Thereafter the dialogue generally follows Gay’s (omitting his songs) down to Polly’s ‘I hear, my dear Lucy, our Husband is one of these.’ Brecht then interpolates:
LUCY: I’ll never be anything but a common trollop of the lowest sort. And why? Because I fail to put everything on a business footing.
POLLY: But my dear, that’s a misfortune could occur to any woman.
They continue with the original dialogue, past Lucy’s offer of the drink, as far as her ‘unless ’tis in private’ in Gay’s scene 10. Then Polly excuses herself, saying she is hungry.
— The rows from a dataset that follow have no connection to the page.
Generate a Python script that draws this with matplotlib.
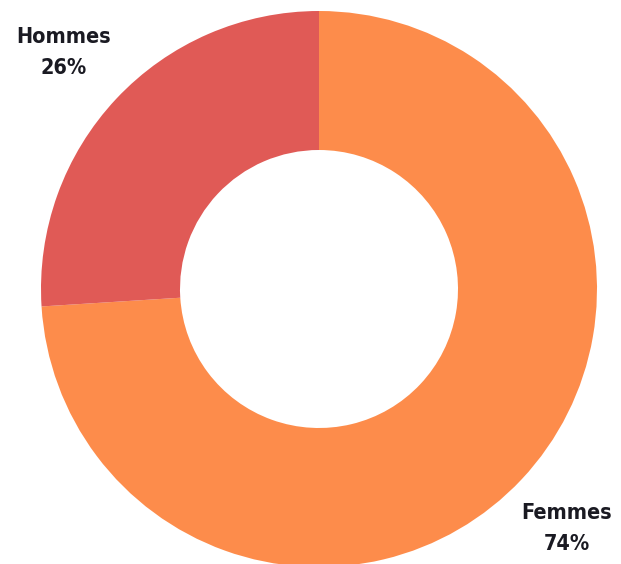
import matplotlib.pyplot as plt

# Data
labels = ["Femmes", "Hommes"]
shares = [74, 26]
colors = ["#FD8C4B", "#E05A56"]

fig = plt.figure(figsize=(6.21, 5.64), dpi=100)
ax = fig.add_axes([41 / 621, -3 / 564, 556 / 621, 556 / 564])

ax.pie(shares, colors=colors, startangle=90, counterclock=False,
       radius=1, wedgeprops=dict(width=0.5, linewidth=0))
ax.set_xlim(-1, 1)
ax.set_ylim(-1, 1)
ax.set_aspect("equal")
ax.axis("off")

font = dict(family="DejaVu Sans", fontweight="bold", fontstretch="condensed",
            fontsize=15.5, color="#1a1a22", ha="center", va="center")

# label positions in figure pixels (name line, percent line)
fig.text(64 / 621, 1 - 37 / 564, labels[1], **font)
fig.text(64 / 621, 1 - 68 / 564, f"{shares[1]}%", **font)
fig.text(567 / 621, 1 - 513 / 564, labels[0], **font)
fig.text(567 / 621, 1 - 544 / 564, f"{shares[0]}%", **font)

fig.savefig("out.png", dpi=100)
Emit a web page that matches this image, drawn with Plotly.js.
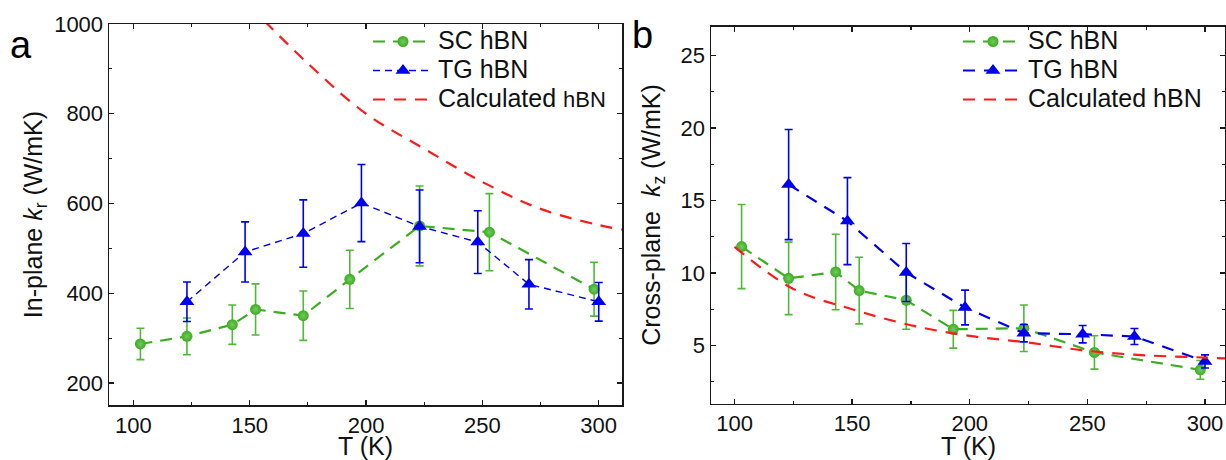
<!DOCTYPE html>
<html>
<head>
<meta charset="utf-8">
<script src="https://cdn.plot.ly/plotly-3.0.1.min.js"></script>
<style>html,body{margin:0;padding:0;background:#fff;}#chart{width:1226px;height:460px;}</style>
</head>
<body>
<div id="chart"></div>
<script>
// ---- Panel a: in-plane thermal conductivity ----
const scT_a = [103, 123, 142.5, 152.5, 173, 193, 223, 253, 298];
const scK_a = [287, 304, 330, 364, 350, 431, 550, 536, 409];
const scErr_a = [35, 41, 44, 57, 55, 65, 89, 86, 60];

const tgT_a = [123, 148, 173, 198, 223, 248, 270, 300];
const tgK_a = [381, 492, 533, 601, 549, 514, 420, 381];
const tgErr_a = [44, 67, 75, 86, 81, 70, 55, 43];

const calcT_a = [150, 175, 200, 225, 250, 275, 300, 310];
const calcK_a = [1040, 912, 800, 722, 648, 588, 552, 542];

// ---- Panel b: cross-plane thermal conductivity ----
const scT_b = [103, 123, 143, 153, 173, 193, 223, 253, 298];
const scK_b = [11.82, 9.63, 10.07, 8.79, 8.12, 6.12, 6.19, 4.52, 3.32];
const scErr_b = [2.9, 2.5, 2.6, 2.3, 2.0, 1.3, 1.6, 1.15, 0.65];

const tgT_b = [123, 148, 173, 198, 223, 248, 270, 300];
const tgK_b = [16.1, 13.58, 10.03, 7.62, 5.85, 5.78, 5.62, 3.9];
const tgErr_b = [3.8, 3.0, 2.0, 1.2, 0.6, 0.6, 0.55, 0.45];

const calcT_b = [100, 125, 150, 175, 200, 225, 250, 275, 300, 310];
const calcK_b = [11.8, 8.9, 7.5, 6.4, 5.66, 5.2, 4.63, 4.32, 4.17, 4.1];

const legendNames_a = ['SC hBN', 'TG hBN', 'Calculated <span style="font-size:22px">hBN</span>'];
const legendNames_b = ['SC hBN', 'TG hBN', 'Calculated hBN'];
const xTitle = 'T (K)';

const GREEN = '#3aae1e';
const GREEN_ERR = '#4fba36';
const BLUE = '#0000f0';
const RED = '#ff1a1a';
const FONT = 'Arial, "Liberation Sans", sans-serif';

const W = 1226, H = 460;
const px = v => v / W;
const py = v => 1 - v / H;
const big = s => '<span style="font-size:25px">' + s + '</span>';
const greenMarker = {symbol: 'circle', size: 11, color: GREEN, gradient: {type: 'radial', color: '#74c962'}};

const traces = [
  {
    x: scT_a, y: scK_a, name: big(legendNames_a[0]), type: 'scatter', mode: 'lines+markers',
    xaxis: 'x', yaxis: 'y', legend: 'legend',
    line: {color: GREEN, width: 2.2, dash: '12px,8px'},
    marker: greenMarker,
    error_y: {type: 'data', array: scErr_a, visible: true, color: GREEN_ERR, thickness: 1.6, width: 4}
  },
  {
    x: tgT_a, y: tgK_a, name: big(legendNames_a[1]), type: 'scatter', mode: 'lines+markers',
    xaxis: 'x', yaxis: 'y', legend: 'legend',
    line: {color: BLUE, width: 1.4, dash: '7px,5px'},
    marker: {symbol: 'triangle-up', size: 13, color: BLUE},
    error_y: {type: 'data', array: tgErr_a, visible: true, color: BLUE, thickness: 1.6, width: 4}
  },
  {
    x: calcT_a, y: calcK_a, name: big(legendNames_a[2]), type: 'scatter', mode: 'lines',
    xaxis: 'x', yaxis: 'y', legend: 'legend',
    line: {color: RED, width: 2.2, dash: '12px,9px', shape: 'spline'}
  },
  {
    x: scT_b, y: scK_b, name: big(legendNames_b[0]), type: 'scatter', mode: 'lines+markers',
    xaxis: 'x2', yaxis: 'y2', legend: 'legend2',
    line: {color: GREEN, width: 2.2, dash: '12px,8px'},
    marker: greenMarker,
    error_y: {type: 'data', array: scErr_b, visible: true, color: GREEN_ERR, thickness: 1.6, width: 4}
  },
  {
    x: tgT_b, y: tgK_b, name: big(legendNames_b[1]), type: 'scatter', mode: 'lines+markers',
    xaxis: 'x2', yaxis: 'y2', legend: 'legend2',
    line: {color: BLUE, width: 2.2, dash: '12px,9px'},
    marker: {symbol: 'triangle-up', size: 13, color: BLUE},
    error_y: {type: 'data', array: tgErr_b, visible: true, color: BLUE, thickness: 1.6, width: 4}
  },
  {
    x: calcT_b, y: calcK_b, name: big(legendNames_b[2]), type: 'scatter', mode: 'lines',
    xaxis: 'x2', yaxis: 'y2', legend: 'legend2',
    line: {color: RED, width: 2.2, dash: '12px,9px', shape: 'spline'}
  }
];

const axisCommon = {
  showline: true, linecolor: '#1a1a1a', linewidth: 1.5, mirror: 'ticks',
  ticks: 'inside', ticklen: 5, tickwidth: 1.3, tickcolor: '#1a1a1a',
  showgrid: false, zeroline: false,
  tickfont: {family: FONT, size: 22, color: '#111'},
  minor: {ticks: 'inside', ticklen: 3, tickwidth: 1.1, tickcolor: '#1a1a1a', showgrid: false}
};

const titleFont = {family: FONT, size: 25, color: '#111'};

const layout = {
  width: W, height: H,
  margin: {l: 0, r: 0, t: 0, b: 0},
  paper_bgcolor: '#fff', plot_bgcolor: '#fff',
  font: {family: FONT, color: '#111'},
  showlegend: true,
  xaxis: Object.assign({}, axisCommon, {
    domain: [px(109), px(622)], anchor: 'y',
    range: [89.5, 310], tickmode: 'linear', tick0: 100, dtick: 50,
    minor: Object.assign({}, axisCommon.minor, {dtick: 25, tick0: 100})
  }),
  yaxis: Object.assign({}, axisCommon, {
    domain: [py(405), py(24)], anchor: 'x',
    range: [151, 1000], tickmode: 'linear', tick0: 200, dtick: 200,
    minor: Object.assign({}, axisCommon.minor, {dtick: 100, tick0: 200}),
    title: {text: 'In-plane <i>k</i><sub>r</sub> (W/mK)', font: titleFont, standoff: 4}
  }),
  xaxis2: Object.assign({}, axisCommon, {
    domain: [px(711), px(1225)], anchor: 'y2',
    range: [90, 308.5], tickmode: 'linear', tick0: 100, dtick: 50,
    minor: Object.assign({}, axisCommon.minor, {dtick: 25, tick0: 100})
  }),
  yaxis2: Object.assign({}, axisCommon, {
    domain: [py(403.5), py(26.5)], anchor: 'x2',
    range: [1, 27], tickmode: 'linear', tick0: 5, dtick: 5,
    minor: Object.assign({}, axisCommon.minor, {dtick: 2.5, tick0: 0}),
    title: {text: 'Cross-plane  <i>k</i><sub>z</sub> (W/mK)', font: titleFont, standoff: 13}
  }),
  legend: {
    x: px(368), y: py(22), xanchor: 'left', yanchor: 'top',
    bgcolor: 'rgba(0,0,0,0)', borderwidth: 0,
    font: {family: FONT, size: 20, color: '#111'},
    itemwidth: 60, tracegroupgap: 0
  },
  legend2: {
    x: px(958), y: py(22), xanchor: 'left', yanchor: 'top',
    bgcolor: 'rgba(0,0,0,0)', borderwidth: 0,
    font: {family: FONT, size: 20, color: '#111'},
    itemwidth: 60, tracegroupgap: 0
  },
  annotations: [
    {text: xTitle, x: 0.5, y: py(446), xref: 'x domain', yref: 'paper', xanchor: 'center', yanchor: 'middle',
     showarrow: false, font: titleFont},
    {text: xTitle, x: 0.5, y: py(446), xref: 'x2 domain', yref: 'paper', xanchor: 'center', yanchor: 'middle',
     showarrow: false, font: titleFont},
    {text: 'a', x: px(8), y: py(45), xref: 'paper', yref: 'paper', xanchor: 'left', yanchor: 'middle',
     showarrow: false, font: {family: FONT, size: 38, color: '#000'}},
    {text: 'b', x: px(630), y: py(35), xref: 'paper', yref: 'paper', xanchor: 'left', yanchor: 'middle',
     showarrow: false, font: {family: FONT, size: 38, color: '#000'}}
  ]
};

Plotly.newPlot('chart', traces, layout, {displayModeBar: false, staticPlot: true});
</script>
</body>
</html>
The next passage is close to our text from Polly ‘gaily’ (p. 158) to Lucy’s ‘They’ve caught him once more’ just before the end of our scene, but with some small changes and one or two additions, of which the most notable is after ‘Really, I don’t deserve it’ (p. 158):
LUCY: It’s so unfair that one must use such means to keep a man; but it’s one’s heart, Polly. But enough of that.
She takes the gin bottle and empties it, off.
POLLY: What are you doing?
LUCY with a peculiar manner: Emptying it.
POLLY: You really are a hypocritical strumpet. But I spotted that right away.
LUCY: Yes, Polly. On the edge of the precipice, that’s where you were.